(Data entries)
☆ ☆ ☆ ☆ ☆ ☆ ☆
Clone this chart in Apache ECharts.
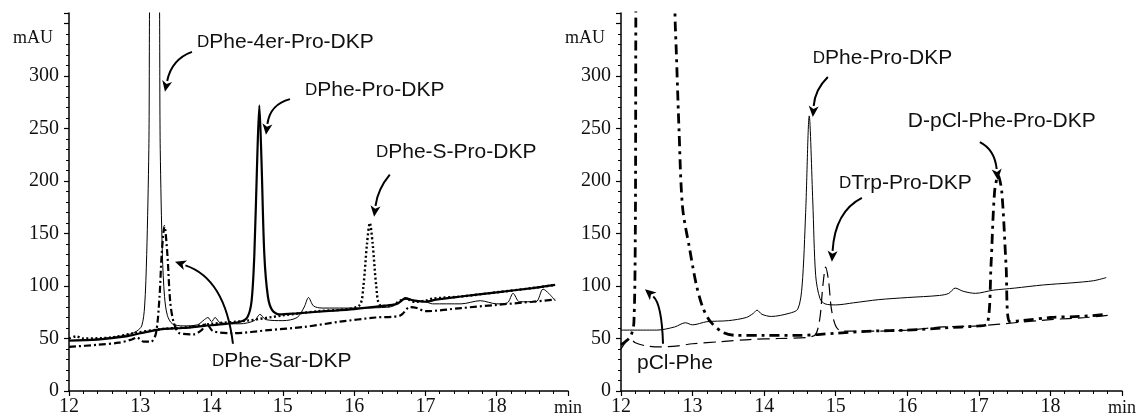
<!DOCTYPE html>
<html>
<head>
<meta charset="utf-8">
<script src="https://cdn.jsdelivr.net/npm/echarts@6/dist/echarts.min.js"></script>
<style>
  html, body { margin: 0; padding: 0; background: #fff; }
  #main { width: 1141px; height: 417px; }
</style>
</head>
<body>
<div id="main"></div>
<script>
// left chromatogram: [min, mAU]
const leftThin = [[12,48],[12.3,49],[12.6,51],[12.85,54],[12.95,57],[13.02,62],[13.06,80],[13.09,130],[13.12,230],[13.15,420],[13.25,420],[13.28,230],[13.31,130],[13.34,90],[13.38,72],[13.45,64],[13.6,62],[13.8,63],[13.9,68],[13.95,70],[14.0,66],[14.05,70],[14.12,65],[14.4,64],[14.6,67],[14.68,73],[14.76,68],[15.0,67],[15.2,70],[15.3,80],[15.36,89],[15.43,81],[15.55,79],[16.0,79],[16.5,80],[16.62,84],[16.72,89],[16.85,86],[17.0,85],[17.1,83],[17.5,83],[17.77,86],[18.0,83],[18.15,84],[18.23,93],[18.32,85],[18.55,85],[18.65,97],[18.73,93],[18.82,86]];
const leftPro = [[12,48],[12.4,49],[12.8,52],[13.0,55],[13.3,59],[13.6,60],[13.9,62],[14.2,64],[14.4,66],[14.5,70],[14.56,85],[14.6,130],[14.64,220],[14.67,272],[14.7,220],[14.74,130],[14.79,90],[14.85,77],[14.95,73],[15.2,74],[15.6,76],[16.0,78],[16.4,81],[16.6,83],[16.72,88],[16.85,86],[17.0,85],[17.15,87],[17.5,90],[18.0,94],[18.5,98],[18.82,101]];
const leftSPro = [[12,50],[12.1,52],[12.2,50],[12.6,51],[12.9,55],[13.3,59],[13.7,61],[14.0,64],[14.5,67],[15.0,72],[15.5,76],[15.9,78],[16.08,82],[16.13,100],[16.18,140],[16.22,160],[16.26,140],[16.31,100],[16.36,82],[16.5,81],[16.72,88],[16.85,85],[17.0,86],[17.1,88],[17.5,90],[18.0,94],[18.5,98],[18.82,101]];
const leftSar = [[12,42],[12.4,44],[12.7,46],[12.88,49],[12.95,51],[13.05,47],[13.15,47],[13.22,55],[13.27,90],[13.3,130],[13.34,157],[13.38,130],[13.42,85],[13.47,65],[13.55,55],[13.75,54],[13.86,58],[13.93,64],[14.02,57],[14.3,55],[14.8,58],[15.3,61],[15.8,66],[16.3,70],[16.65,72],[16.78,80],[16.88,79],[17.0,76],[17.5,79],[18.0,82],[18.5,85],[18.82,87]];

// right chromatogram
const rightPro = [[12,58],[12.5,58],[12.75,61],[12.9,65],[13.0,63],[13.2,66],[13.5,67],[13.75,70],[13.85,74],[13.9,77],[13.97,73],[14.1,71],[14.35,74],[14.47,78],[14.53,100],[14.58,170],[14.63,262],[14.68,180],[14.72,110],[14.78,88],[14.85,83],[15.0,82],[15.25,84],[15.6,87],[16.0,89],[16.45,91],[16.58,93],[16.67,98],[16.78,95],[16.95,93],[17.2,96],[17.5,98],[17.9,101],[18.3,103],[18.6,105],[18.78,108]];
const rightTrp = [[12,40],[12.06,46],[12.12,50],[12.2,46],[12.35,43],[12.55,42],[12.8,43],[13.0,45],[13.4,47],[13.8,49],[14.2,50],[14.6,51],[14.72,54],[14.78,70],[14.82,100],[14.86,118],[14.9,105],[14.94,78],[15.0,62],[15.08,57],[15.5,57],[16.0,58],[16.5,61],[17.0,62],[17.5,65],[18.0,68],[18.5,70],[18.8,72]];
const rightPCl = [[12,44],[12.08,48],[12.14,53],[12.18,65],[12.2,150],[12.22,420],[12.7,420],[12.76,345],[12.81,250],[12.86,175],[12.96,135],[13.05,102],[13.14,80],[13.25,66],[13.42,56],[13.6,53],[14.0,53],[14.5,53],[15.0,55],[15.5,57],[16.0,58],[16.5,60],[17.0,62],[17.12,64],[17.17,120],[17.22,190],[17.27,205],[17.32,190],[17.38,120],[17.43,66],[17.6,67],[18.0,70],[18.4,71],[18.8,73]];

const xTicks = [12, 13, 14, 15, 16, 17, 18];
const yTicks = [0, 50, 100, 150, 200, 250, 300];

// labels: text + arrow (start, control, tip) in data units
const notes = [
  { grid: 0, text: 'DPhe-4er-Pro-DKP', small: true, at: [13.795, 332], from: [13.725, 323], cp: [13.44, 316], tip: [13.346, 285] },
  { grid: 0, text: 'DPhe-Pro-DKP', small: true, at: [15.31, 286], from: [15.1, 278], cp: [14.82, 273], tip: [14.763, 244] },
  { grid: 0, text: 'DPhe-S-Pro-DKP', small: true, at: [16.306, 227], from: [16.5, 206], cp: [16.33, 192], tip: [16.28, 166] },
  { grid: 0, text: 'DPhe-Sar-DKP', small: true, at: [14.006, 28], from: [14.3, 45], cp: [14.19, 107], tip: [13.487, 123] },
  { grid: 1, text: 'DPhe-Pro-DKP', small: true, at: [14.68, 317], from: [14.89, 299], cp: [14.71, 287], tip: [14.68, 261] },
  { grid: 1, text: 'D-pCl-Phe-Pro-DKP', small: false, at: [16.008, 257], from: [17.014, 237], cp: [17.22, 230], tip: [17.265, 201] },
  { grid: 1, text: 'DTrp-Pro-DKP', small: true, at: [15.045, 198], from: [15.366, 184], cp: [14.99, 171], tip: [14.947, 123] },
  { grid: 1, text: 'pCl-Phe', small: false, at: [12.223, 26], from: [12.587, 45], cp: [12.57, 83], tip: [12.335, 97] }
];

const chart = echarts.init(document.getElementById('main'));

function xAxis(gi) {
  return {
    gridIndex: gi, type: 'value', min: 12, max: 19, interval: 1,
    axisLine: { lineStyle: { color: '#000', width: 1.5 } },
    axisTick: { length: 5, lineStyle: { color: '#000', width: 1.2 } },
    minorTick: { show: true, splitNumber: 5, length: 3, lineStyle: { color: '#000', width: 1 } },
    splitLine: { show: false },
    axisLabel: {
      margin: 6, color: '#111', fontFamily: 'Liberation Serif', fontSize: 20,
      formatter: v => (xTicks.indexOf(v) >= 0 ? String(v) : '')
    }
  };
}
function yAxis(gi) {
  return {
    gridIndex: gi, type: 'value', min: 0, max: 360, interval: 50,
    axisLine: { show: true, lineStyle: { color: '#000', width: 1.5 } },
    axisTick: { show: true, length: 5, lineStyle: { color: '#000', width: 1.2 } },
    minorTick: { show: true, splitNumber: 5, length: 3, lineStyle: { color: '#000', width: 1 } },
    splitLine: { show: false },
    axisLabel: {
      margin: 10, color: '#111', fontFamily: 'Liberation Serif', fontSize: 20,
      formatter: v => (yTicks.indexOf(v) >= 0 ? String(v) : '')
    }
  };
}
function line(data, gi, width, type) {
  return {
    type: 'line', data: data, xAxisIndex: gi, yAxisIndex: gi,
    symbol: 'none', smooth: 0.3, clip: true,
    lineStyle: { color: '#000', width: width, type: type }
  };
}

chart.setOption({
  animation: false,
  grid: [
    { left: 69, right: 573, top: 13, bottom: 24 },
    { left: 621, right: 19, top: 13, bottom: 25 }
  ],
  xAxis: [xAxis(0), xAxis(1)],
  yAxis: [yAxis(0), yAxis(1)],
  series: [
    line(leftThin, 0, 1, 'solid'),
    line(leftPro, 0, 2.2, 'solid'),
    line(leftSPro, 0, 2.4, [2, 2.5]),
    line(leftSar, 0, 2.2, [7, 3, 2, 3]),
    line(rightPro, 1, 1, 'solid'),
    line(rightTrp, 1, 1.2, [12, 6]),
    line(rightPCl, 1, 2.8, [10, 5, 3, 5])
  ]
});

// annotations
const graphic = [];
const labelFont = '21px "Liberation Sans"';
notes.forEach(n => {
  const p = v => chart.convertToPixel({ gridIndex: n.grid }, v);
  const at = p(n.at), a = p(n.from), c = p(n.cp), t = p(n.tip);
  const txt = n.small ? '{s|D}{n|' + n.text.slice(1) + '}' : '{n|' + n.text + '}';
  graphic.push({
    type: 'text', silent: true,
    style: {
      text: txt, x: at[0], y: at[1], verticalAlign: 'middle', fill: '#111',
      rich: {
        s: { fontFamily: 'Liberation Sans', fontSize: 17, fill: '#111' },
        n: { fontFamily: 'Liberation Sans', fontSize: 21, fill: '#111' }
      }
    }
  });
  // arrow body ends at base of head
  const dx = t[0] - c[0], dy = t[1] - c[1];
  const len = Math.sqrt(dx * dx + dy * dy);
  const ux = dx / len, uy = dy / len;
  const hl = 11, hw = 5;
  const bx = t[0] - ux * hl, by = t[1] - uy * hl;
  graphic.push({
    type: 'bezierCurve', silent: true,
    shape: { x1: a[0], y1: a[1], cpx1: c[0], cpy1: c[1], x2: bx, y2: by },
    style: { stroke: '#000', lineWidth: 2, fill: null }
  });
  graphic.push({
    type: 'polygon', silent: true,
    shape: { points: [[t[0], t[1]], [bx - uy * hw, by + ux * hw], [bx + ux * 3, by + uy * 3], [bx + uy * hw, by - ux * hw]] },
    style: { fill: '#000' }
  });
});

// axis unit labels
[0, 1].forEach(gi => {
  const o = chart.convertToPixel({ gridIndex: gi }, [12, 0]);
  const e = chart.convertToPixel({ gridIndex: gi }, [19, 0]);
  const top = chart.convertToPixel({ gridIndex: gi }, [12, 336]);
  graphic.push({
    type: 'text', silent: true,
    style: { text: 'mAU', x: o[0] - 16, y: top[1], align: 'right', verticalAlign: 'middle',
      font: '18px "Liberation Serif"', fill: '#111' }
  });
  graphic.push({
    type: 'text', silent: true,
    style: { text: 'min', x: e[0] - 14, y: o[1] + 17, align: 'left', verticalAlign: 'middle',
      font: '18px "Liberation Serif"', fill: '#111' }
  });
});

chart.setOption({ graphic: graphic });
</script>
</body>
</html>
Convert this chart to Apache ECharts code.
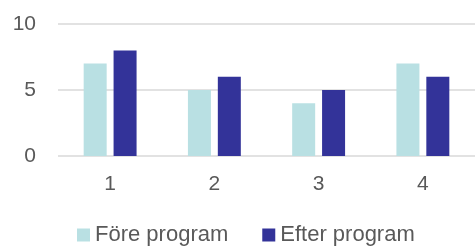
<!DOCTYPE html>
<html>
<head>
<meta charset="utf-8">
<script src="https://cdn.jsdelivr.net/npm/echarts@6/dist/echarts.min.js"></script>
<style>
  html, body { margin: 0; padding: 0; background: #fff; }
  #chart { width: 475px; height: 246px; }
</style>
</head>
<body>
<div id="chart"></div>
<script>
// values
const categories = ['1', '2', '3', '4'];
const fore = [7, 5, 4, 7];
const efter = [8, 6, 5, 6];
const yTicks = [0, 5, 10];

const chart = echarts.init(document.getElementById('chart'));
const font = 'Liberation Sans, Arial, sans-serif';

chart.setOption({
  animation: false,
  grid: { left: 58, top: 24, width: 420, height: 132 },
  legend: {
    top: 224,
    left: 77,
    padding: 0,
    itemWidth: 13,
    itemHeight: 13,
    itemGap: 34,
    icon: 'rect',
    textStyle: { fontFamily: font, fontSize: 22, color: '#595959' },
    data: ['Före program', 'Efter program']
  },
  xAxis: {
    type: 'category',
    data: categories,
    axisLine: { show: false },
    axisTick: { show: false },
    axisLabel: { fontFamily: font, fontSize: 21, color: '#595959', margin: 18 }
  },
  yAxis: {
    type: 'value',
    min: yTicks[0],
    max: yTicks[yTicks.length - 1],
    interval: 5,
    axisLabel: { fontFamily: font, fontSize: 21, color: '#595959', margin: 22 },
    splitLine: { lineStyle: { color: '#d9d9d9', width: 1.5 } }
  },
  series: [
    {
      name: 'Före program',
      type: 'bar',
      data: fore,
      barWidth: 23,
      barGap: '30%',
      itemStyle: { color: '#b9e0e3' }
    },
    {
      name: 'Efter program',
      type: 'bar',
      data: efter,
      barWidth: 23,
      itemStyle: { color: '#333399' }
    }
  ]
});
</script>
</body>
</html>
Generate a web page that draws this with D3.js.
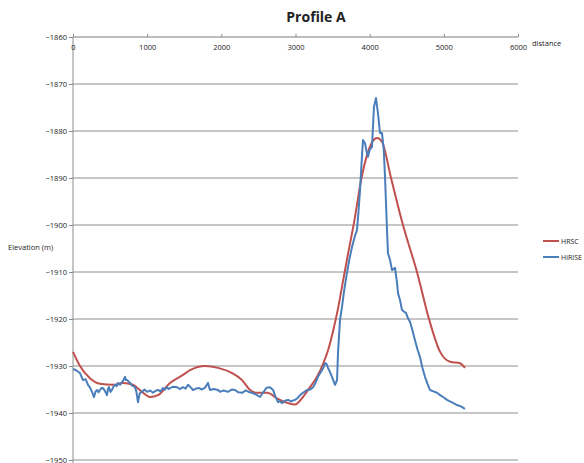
☆ ☆ ☆ ☆ ☆ ☆ ☆
• WHAT NEEDS TO BE DONE: Pull out all lines in the data above that include "this".

• RIGHT ANSWER:
Clone this chart in Apache ECharts.
Convert this chart to Apache ECharts code.
Generate a web page that draws this with D3.js.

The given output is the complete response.